Nothing after the line with "import pandas as pd" belongs in the copy; extract the lines below from the top through that line, pictures left out.

_ _ _ _

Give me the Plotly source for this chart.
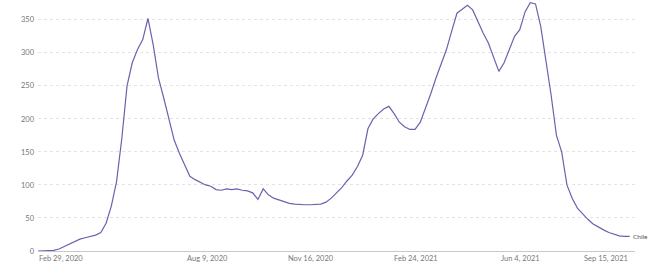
import plotly.graph_objects as go
import pandas as pd

# Daily new confirmed COVID-19 cases per million people – Chile (every 5 days)
start_date = "2020-02-29"
step_days = 5
values = [0, 0, 0.5, 1, 3, 7, 11, 14, 18, 20, 22, 24, 28, 42, 68, 105, 170, 250, 285, 305,
          320, 352, 312, 262, 232, 198, 168, 148, 130, 113, 108, 104, 100, 98, 93, 92, 94, 93, 94, 92,
          91, 88, 78, 94, 85, 80, 77, 75, 72, 71, 70, 70, 70, 70, 71, 74, 80, 88, 96, 106,
          115, 128, 145, 185, 200, 208, 215, 219, 208, 195, 188, 184, 184, 195, 215, 238, 262, 285, 305, 333,
          360, 366, 372, 365, 347, 330, 315, 295, 272, 285, 305, 325, 335, 362, 376, 374, 340, 290, 235, 175,
          150, 100, 80, 65, 56, 48, 41, 36, 32, 28, 25, 23, 22, 22]
dates = pd.date_range(start_date, periods=len(values), freq=f"{step_days}D")

series_name = "Chile"
y_ticks = [0, 50, 100, 150, 200, 250, 300, 350]
x_tick_dates = ["2020-02-29", "2020-08-09", "2020-11-16", "2021-02-24", "2021-06-04", "2021-09-15"]
x_tick_labels = ["Feb 29, 2020", "Aug 9, 2020", "Nov 16, 2020", "Feb 24, 2021", "Jun 4, 2021", "Sep 15, 2021"]

line_color = "#6b62ad"
tick_color = "#777777"

fig = go.Figure()
fig.add_trace(go.Scatter(x=dates, y=values, mode="lines",
                         line=dict(color=line_color, width=1.2), name=series_name,
                         hoverinfo="skip", cliponaxis=False))

fig.update_layout(
    width=654, height=266,
    margin=dict(l=38, r=19, t=0, b=15),
    paper_bgcolor="white", plot_bgcolor="white",
    showlegend=False,
    font=dict(family="Lato", size=8, color=tick_color),
)
fig.update_xaxes(
    range=[pd.Timestamp(dates[0]), pd.Timestamp("2021-09-21")],
    showticklabels=False, automargin=False,
    showgrid=False, zeroline=False, showline=True, linecolor="#c8c8c8", linewidth=1,
    ticks="",
)
fig.update_yaxes(
    range=[0, 380], tickvals=y_ticks, ticktext=[str(v) for v in y_ticks],
    showgrid=True, gridcolor="#e3e3e3", griddash="dot", gridwidth=1, automargin=False,
    zeroline=False, showline=False, ticks="", ticklabelstandoff=3,
    tickfont=dict(size=7.5, color=tick_color),
)
n_ticks = len(x_tick_dates)
for i, (d, lab) in enumerate(zip(x_tick_dates, x_tick_labels)):
    anchor = "left" if i == 0 else ("right" if i == n_ticks - 1 else "center")
    fig.add_annotation(x=d, y=0, xref="x", yref="paper", text=lab,
                       showarrow=False, xanchor=anchor, yanchor="top", yshift=-2,
                       borderpad=0, font=dict(size=7.5, color=tick_color))
fig.add_annotation(x=dates[-1], y=values[-1], xref="x", yref="y", text=series_name,
                   showarrow=False, xanchor="left", yanchor="middle", xshift=2, borderpad=0,
                   font=dict(size=6.5, color="#555555"))

fig.write_html("out.html", config={"displayModeBar": False},
               post_script="document.body.style.margin='0';")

_ _ _ _

* IN RESPONSE
Give me the Plotly source for this chart.
import plotly.graph_objects as go
import pandas as pd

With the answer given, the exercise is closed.